SHORT EXERCISE: Transcribe the lines below verbatim, skipping the images.

MATERIAL PROVIDED:
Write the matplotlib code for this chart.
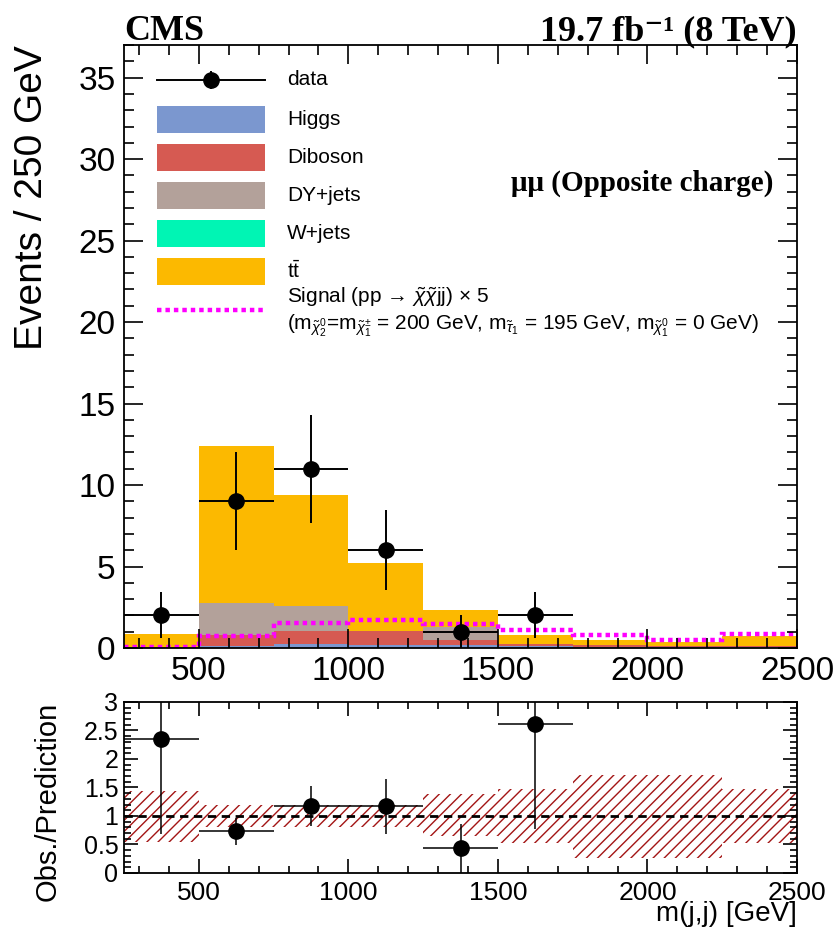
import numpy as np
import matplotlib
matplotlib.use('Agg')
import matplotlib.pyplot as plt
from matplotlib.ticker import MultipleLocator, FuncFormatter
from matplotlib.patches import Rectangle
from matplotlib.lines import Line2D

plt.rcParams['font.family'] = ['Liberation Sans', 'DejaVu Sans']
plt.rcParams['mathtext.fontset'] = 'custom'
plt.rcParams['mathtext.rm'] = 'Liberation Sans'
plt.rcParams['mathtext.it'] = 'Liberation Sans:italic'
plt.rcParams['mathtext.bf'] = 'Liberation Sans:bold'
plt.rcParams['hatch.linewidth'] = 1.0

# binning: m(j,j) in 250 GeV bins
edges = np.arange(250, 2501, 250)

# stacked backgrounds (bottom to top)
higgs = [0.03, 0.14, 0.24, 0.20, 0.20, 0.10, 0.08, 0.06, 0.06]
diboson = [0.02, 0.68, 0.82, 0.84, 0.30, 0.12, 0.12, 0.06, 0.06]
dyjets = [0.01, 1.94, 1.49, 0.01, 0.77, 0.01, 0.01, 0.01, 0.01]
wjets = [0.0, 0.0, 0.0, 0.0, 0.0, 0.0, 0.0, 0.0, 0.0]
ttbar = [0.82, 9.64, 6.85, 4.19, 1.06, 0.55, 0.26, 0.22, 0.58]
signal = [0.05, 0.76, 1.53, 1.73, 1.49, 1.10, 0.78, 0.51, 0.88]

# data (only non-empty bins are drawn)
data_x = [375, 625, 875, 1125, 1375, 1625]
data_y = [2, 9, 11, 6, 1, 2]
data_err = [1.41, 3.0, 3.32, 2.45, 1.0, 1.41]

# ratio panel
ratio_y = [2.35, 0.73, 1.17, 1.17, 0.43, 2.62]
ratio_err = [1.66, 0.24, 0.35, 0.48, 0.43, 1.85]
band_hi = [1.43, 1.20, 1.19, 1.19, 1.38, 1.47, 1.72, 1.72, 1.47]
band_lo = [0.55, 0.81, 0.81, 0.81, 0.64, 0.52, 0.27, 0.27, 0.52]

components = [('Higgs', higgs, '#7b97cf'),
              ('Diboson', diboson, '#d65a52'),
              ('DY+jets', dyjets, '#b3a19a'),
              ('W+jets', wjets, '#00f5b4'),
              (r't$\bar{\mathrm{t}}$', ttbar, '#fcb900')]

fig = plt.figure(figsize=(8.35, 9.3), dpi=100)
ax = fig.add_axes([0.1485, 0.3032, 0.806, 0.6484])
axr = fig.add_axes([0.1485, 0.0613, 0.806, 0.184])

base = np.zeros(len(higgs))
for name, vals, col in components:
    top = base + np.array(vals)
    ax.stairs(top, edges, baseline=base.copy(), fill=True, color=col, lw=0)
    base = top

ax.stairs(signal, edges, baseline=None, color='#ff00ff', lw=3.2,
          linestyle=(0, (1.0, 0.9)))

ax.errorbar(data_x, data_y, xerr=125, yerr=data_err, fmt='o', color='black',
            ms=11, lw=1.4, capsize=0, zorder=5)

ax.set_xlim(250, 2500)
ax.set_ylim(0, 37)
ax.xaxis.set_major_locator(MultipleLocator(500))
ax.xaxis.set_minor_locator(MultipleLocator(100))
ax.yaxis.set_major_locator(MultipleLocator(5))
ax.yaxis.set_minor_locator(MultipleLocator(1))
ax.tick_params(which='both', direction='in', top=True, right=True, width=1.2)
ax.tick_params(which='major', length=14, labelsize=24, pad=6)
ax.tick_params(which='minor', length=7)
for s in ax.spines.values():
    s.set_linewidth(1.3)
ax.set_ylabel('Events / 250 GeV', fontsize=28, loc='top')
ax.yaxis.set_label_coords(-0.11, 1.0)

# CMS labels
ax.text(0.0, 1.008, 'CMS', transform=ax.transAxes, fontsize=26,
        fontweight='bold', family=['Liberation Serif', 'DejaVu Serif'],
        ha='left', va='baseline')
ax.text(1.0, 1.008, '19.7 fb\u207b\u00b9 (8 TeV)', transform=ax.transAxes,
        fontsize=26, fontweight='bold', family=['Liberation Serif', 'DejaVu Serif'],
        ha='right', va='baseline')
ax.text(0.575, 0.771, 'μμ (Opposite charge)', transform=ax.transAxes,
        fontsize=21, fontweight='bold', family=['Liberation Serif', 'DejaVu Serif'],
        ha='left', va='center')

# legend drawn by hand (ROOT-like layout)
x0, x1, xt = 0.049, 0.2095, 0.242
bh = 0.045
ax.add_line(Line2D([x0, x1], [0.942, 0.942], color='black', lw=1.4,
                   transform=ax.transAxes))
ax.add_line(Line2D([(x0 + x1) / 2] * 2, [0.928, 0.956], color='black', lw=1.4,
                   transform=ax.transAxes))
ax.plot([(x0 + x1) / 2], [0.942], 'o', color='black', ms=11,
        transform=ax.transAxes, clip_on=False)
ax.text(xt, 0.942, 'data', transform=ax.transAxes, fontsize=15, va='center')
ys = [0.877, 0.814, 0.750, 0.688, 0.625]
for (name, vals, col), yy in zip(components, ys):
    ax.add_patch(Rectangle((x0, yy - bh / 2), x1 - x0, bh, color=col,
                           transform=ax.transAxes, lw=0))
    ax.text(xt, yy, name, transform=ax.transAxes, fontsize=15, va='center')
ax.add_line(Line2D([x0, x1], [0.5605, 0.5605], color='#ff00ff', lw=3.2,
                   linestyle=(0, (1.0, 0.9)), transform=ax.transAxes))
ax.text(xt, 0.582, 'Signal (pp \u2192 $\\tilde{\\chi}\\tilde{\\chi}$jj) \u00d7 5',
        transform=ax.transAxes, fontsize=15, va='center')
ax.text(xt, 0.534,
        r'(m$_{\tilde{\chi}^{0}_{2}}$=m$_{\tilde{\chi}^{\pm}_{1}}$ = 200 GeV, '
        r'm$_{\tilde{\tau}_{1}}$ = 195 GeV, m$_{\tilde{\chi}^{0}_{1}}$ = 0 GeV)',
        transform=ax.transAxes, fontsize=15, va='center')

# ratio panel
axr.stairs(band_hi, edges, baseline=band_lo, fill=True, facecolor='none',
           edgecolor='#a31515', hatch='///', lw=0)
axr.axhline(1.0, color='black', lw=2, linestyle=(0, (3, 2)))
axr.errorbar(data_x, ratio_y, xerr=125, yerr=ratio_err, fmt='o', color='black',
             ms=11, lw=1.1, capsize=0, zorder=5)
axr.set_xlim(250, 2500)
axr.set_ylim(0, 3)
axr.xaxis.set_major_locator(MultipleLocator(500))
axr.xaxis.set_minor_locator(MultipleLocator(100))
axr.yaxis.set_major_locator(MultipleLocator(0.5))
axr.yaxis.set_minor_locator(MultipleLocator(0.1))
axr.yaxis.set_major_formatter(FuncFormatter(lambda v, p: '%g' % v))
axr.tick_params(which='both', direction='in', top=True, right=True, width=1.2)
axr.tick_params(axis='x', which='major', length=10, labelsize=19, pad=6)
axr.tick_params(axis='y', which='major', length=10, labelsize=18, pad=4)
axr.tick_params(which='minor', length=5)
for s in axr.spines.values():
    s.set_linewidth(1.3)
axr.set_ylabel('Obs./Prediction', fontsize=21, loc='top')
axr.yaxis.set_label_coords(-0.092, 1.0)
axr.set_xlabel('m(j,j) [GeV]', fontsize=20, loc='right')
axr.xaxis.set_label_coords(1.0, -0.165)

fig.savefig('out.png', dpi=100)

THE RESPONSE:
Write the matplotlib code for this chart.
import numpy as np
import matplotlib
matplotlib.use('Agg')
import matplotlib.pyplot as plt
from matplotlib.ticker import MultipleLocator, FuncFormatter
from matplotlib.patches import Rectangle
from matplotlib.lines import Line2D

plt.rcParams['font.family'] = ['Liberation Sans', 'DejaVu Sans']
plt.rcParams['mathtext.fontset'] = 'custom'
plt.rcParams['mathtext.rm'] = 'Liberation Sans'
plt.rcParams['mathtext.it'] = 'Liberation Sans:italic'
plt.rcParams['mathtext.bf'] = 'Liberation Sans:bold'
plt.rcParams['hatch.linewidth'] = 1.0

# binning: m(j,j) in 250 GeV bins
edges = np.arange(250, 2501, 250)

# stacked backgrounds (bottom to top)
higgs = [0.03, 0.14, 0.24, 0.20, 0.20, 0.10, 0.08, 0.06, 0.06]
diboson = [0.02, 0.68, 0.82, 0.84, 0.30, 0.12, 0.12, 0.06, 0.06]
dyjets = [0.01, 1.94, 1.49, 0.01, 0.77, 0.01, 0.01, 0.01, 0.01]
wjets = [0.0, 0.0, 0.0, 0.0, 0.0, 0.0, 0.0, 0.0, 0.0]
ttbar = [0.82, 9.64, 6.85, 4.19, 1.06, 0.55, 0.26, 0.22, 0.58]
signal = [0.05, 0.76, 1.53, 1.73, 1.49, 1.10, 0.78, 0.51, 0.88]

# data (only non-empty bins are drawn)
data_x = [375, 625, 875, 1125, 1375, 1625]
data_y = [2, 9, 11, 6, 1, 2]
data_err = [1.41, 3.0, 3.32, 2.45, 1.0, 1.41]

# ratio panel
ratio_y = [2.35, 0.73, 1.17, 1.17, 0.43, 2.62]
ratio_err = [1.66, 0.24, 0.35, 0.48, 0.43, 1.85]
band_hi = [1.43, 1.20, 1.19, 1.19, 1.38, 1.47, 1.72, 1.72, 1.47]
band_lo = [0.55, 0.81, 0.81, 0.81, 0.64, 0.52, 0.27, 0.27, 0.52]

components = [('Higgs', higgs, '#7b97cf'),
              ('Diboson', diboson, '#d65a52'),
              ('DY+jets', dyjets, '#b3a19a'),
              ('W+jets', wjets, '#00f5b4'),
              (r't$\bar{\mathrm{t}}$', ttbar, '#fcb900')]

fig = plt.figure(figsize=(8.35, 9.3), dpi=100)
ax = fig.add_axes([0.1485, 0.3032, 0.806, 0.6484])
axr = fig.add_axes([0.1485, 0.0613, 0.806, 0.184])

base = np.zeros(len(higgs))
for name, vals, col in components:
    top = base + np.array(vals)
    ax.stairs(top, edges, baseline=base.copy(), fill=True, color=col, lw=0)
    base = top

ax.stairs(signal, edges, baseline=None, color='#ff00ff', lw=3.2,
          linestyle=(0, (1.0, 0.9)))

ax.errorbar(data_x, data_y, xerr=125, yerr=data_err, fmt='o', color='black',
            ms=11, lw=1.4, capsize=0, zorder=5)

ax.set_xlim(250, 2500)
ax.set_ylim(0, 37)
ax.xaxis.set_major_locator(MultipleLocator(500))
ax.xaxis.set_minor_locator(MultipleLocator(100))
ax.yaxis.set_major_locator(MultipleLocator(5))
ax.yaxis.set_minor_locator(MultipleLocator(1))
ax.tick_params(which='both', direction='in', top=True, right=True, width=1.2)
ax.tick_params(which='major', length=14, labelsize=24, pad=6)
ax.tick_params(which='minor', length=7)
for s in ax.spines.values():
    s.set_linewidth(1.3)
ax.set_ylabel('Events / 250 GeV', fontsize=28, loc='top')
ax.yaxis.set_label_coords(-0.11, 1.0)

# CMS labels
ax.text(0.0, 1.008, 'CMS', transform=ax.transAxes, fontsize=26,
        fontweight='bold', family=['Liberation Serif', 'DejaVu Serif'],
        ha='left', va='baseline')
ax.text(1.0, 1.008, '19.7 fb\u207b\u00b9 (8 TeV)', transform=ax.transAxes,
        fontsize=26, fontweight='bold', family=['Liberation Serif', 'DejaVu Serif'],
        ha='right', va='baseline')
ax.text(0.575, 0.771, 'μμ (Opposite charge)', transform=ax.transAxes,
        fontsize=21, fontweight='bold', family=['Liberation Serif', 'DejaVu Serif'],
        ha='left', va='center')

# legend drawn by hand (ROOT-like layout)
x0, x1, xt = 0.049, 0.2095, 0.242
bh = 0.045
ax.add_line(Line2D([x0, x1], [0.942, 0.942], color='black', lw=1.4,
                   transform=ax.transAxes))
ax.add_line(Line2D([(x0 + x1) / 2] * 2, [0.928, 0.956], color='black', lw=1.4,
                   transform=ax.transAxes))
ax.plot([(x0 + x1) / 2], [0.942], 'o', color='black', ms=11,
        transform=ax.transAxes, clip_on=False)
ax.text(xt, 0.942, 'data', transform=ax.transAxes, fontsize=15, va='center')
ys = [0.877, 0.814, 0.750, 0.688, 0.625]
for (name, vals, col), yy in zip(components, ys):
    ax.add_patch(Rectangle((x0, yy - bh / 2), x1 - x0, bh, color=col,
                           transform=ax.transAxes, lw=0))
    ax.text(xt, yy, name, transform=ax.transAxes, fontsize=15, va='center')
ax.add_line(Line2D([x0, x1], [0.5605, 0.5605], color='#ff00ff', lw=3.2,
                   linestyle=(0, (1.0, 0.9)), transform=ax.transAxes))
ax.text(xt, 0.582, 'Signal (pp \u2192 $\\tilde{\\chi}\\tilde{\\chi}$jj) \u00d7 5',
        transform=ax.transAxes, fontsize=15, va='center')
ax.text(xt, 0.534,
        r'(m$_{\tilde{\chi}^{0}_{2}}$=m$_{\tilde{\chi}^{\pm}_{1}}$ = 200 GeV, '
        r'm$_{\tilde{\tau}_{1}}$ = 195 GeV, m$_{\tilde{\chi}^{0}_{1}}$ = 0 GeV)',
        transform=ax.transAxes, fontsize=15, va='center')

# ratio panel
axr.stairs(band_hi, edges, baseline=band_lo, fill=True, facecolor='none',
           edgecolor='#a31515', hatch='///', lw=0)
axr.axhline(1.0, color='black', lw=2, linestyle=(0, (3, 2)))
axr.errorbar(data_x, ratio_y, xerr=125, yerr=ratio_err, fmt='o', color='black',
             ms=11, lw=1.1, capsize=0, zorder=5)
axr.set_xlim(250, 2500)
axr.set_ylim(0, 3)
axr.xaxis.set_major_locator(MultipleLocator(500))
axr.xaxis.set_minor_locator(MultipleLocator(100))
axr.yaxis.set_major_locator(MultipleLocator(0.5))
axr.yaxis.set_minor_locator(MultipleLocator(0.1))
axr.yaxis.set_major_formatter(FuncFormatter(lambda v, p: '%g' % v))
axr.tick_params(which='both', direction='in', top=True, right=True, width=1.2)
axr.tick_params(axis='x', which='major', length=10, labelsize=19, pad=6)
axr.tick_params(axis='y', which='major', length=10, labelsize=18, pad=4)
axr.tick_params(which='minor', length=5)
for s in axr.spines.values():
    s.set_linewidth(1.3)
axr.set_ylabel('Obs./Prediction', fontsize=21, loc='top')
axr.yaxis.set_label_coords(-0.092, 1.0)
axr.set_xlabel('m(j,j) [GeV]', fontsize=20, loc='right')
axr.xaxis.set_label_coords(1.0, -0.165)

fig.savefig('out.png', dpi=100)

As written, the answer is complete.